A Worthy Antigone
A doom-laden play. ‘The Antigone of Sophocles,’ was presented by Chipping Campden Grammar School on Thursday & Friday in its doomed school hall that falls under the workman’s pick this week after being the scene of many fine plays at this time of year. This last production proved not unworthy of its predecessors.
The story of Antigone is perhaps a supreme example of the individual taking a stand against authority.When Creon, the King forbids the burial of her rebellious dead brother, Antigone defies him & performs the burial rites. To uphold the law, Creon has her buried alive.
The play was produced by Mr. A. B. Fell, who disciplined his actors giving them a simple setting & letting the play speak for itself. Speech, passionate and clear, is probably the most important element in Greek tragedy, and on the whole this production was well spoken.
Mr. Fell used the Chorus as soloists each taking his or her turn to exhort, to warn and to deplore. This seemed sensible in view of the difficulty in getting a number of people to speak harmoniously together. Only during the well known hymn to man did one want for a greater volume of sound.
Antigone was movingly played by Gillian Welch, a proud yet pathetic figure; and Christopher Farr as the blind Teiresias, acted with strength & dignity. Edward Armitage endowed Creon with authority & eloquence. The part, though well acted, was lacking in sympathy. When retribution struck him down, one felt no pity, only satisfaction that a tyrant got what he deserved.
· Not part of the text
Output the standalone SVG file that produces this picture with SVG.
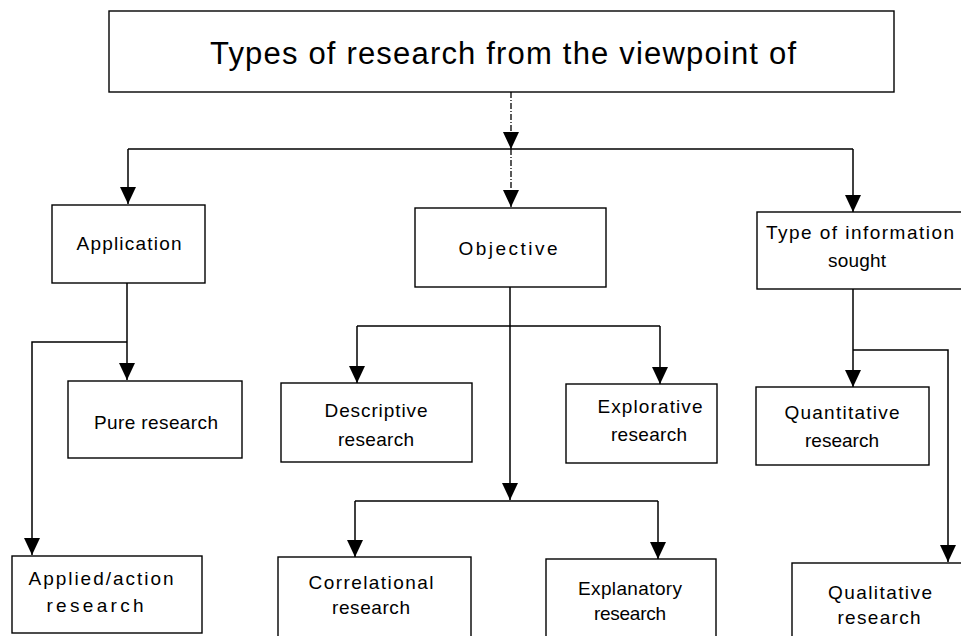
<svg xmlns="http://www.w3.org/2000/svg" width="961" height="636" viewBox="0 0 961 636">
<style>
.box{fill:#fff;stroke:#000;stroke-width:1.4}
.t{font-family:"Liberation Sans",Arial,sans-serif;font-size:19px;fill:#000;text-anchor:middle}
.title{font-family:"Liberation Sans",Arial,sans-serif;font-size:31px;fill:#000}
.c{fill:none;stroke:#000;stroke-width:1.5}
.d{fill:none;stroke:#000;stroke-width:1.3;stroke-dasharray:6 2 1 2}
</style>
<defs>
<marker id="ah" markerUnits="userSpaceOnUse" markerWidth="18" markerHeight="18" viewBox="0 0 18 18" refX="17" refY="9" orient="auto">
<path d="M0,1 L17,9 L0,17 Z" fill="#000"/>
</marker>
</defs>
<rect width="961" height="636" fill="#fff"/>
<g id="connectors">
<path class="d" d="M511,92 V149" marker-end="url(#ah)"/>
<path class="c" d="M128,149 H853"/>
<path class="c" d="M128,149 V204" marker-end="url(#ah)"/>
<path class="d" d="M511,149 V207" marker-end="url(#ah)"/>
<path class="c" d="M853,149 V212" marker-end="url(#ah)"/>
<path class="c" d="M127,283 V380" marker-end="url(#ah)"/>
<path class="c" d="M127,342 H32 V555" marker-end="url(#ah)"/>
<path class="c" d="M510,287 V500" marker-end="url(#ah)"/>
<path class="c" d="M357,326 H660"/>
<path class="c" d="M357,326 V383" marker-end="url(#ah)"/>
<path class="c" d="M660,326 V384" marker-end="url(#ah)"/>
<path class="c" d="M355,501 H658"/>
<path class="c" d="M355,501 V557" marker-end="url(#ah)"/>
<path class="c" d="M658,501 V559" marker-end="url(#ah)"/>
<path class="c" d="M853,289 V387" marker-end="url(#ah)"/>
<path class="c" d="M853,350 H948 V562" marker-end="url(#ah)"/>
</g>
<g id="title">
<rect class="box" x="109" y="11" width="785" height="81"/>
<text class="title" x="210" y="64" textLength="586" lengthAdjust="spacing">Types of research from the viewpoint of</text>
</g>
<g id="application">
<rect class="box" x="52" y="205" width="153" height="78"/>
<text class="t" x="129" y="250" textLength="105" lengthAdjust="spacing">Application</text>
</g>
<g id="objective">
<rect class="box" x="415" y="208" width="191" height="79"/>
<text class="t" x="508" y="255" textLength="99" lengthAdjust="spacing">Objective</text>
</g>
<g id="typeinfo">
<rect class="box" x="757" y="212" width="210" height="77"/>
<text class="t" x="860" y="239" textLength="188" lengthAdjust="spacing">Type of information</text>
<text class="t" x="857" y="267" textLength="58" lengthAdjust="spacing">sought</text>
</g>
<g id="pure">
<rect class="box" x="68" y="381" width="174" height="77"/>
<text class="t" x="156" y="429" textLength="124" lengthAdjust="spacing">Pure research</text>
</g>
<g id="descriptive">
<rect class="box" x="281" y="383" width="191" height="79"/>
<text class="t" x="376" y="417" textLength="103" lengthAdjust="spacing">Descriptive</text>
<text class="t" x="376" y="446" textLength="76" lengthAdjust="spacing">research</text>
</g>
<g id="explorative">
<rect class="box" x="566" y="384" width="151" height="79"/>
<text class="t" x="650" y="413" textLength="105" lengthAdjust="spacing">Explorative</text>
<text class="t" x="649" y="441" textLength="76" lengthAdjust="spacing">research</text>
</g>
<g id="quantitative">
<rect class="box" x="756" y="387" width="173" height="78"/>
<text class="t" x="842" y="419" textLength="115" lengthAdjust="spacing">Quantitative</text>
<text class="t" x="842" y="447" textLength="74" lengthAdjust="spacing">research</text>
</g>
<g id="applied">
<rect class="box" x="12" y="556" width="190" height="77"/>
<text class="t" x="101" y="585" textLength="145" lengthAdjust="spacing">Applied/action</text>
<text class="t" x="95" y="612" textLength="97" lengthAdjust="spacing">research</text>
</g>
<g id="correlational">
<rect class="box" x="278" y="557" width="193" height="90"/>
<text class="t" x="371" y="589" textLength="125" lengthAdjust="spacing">Correlational</text>
<text class="t" x="371" y="614" textLength="78" lengthAdjust="spacing">research</text>
</g>
<g id="explanatory">
<rect class="box" x="546" y="559" width="170" height="90"/>
<text class="t" x="630" y="595" textLength="104" lengthAdjust="spacing">Explanatory</text>
<text class="t" x="630" y="620" textLength="72" lengthAdjust="spacing">research</text>
</g>
<g id="qualitative">
<rect class="box" x="792" y="563" width="180" height="90"/>
<text class="t" x="880" y="599" textLength="104" lengthAdjust="spacing">Qualitative</text>
<text class="t" x="879" y="624" textLength="83" lengthAdjust="spacing">research</text>
</g>
</svg>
Other parts were played by Susan Hunt, Andrew Palmer, Alan Chesworth, Patricia Hart, Cheryl Price & Michael Davies, & the chorus consisted of Wendy Wright, Peter Ellis, Barbara Wilson, Robert Cherrington, Angela Potter, Susan McRae, Ann Cutts & Edwin Baldwin.
The effective pale blue & white set was designed & painted by Mr. W.Howells, & erected by Mr.Unsted, & costumes were designed & made by Susan Duggan & Kathleen Ridgers.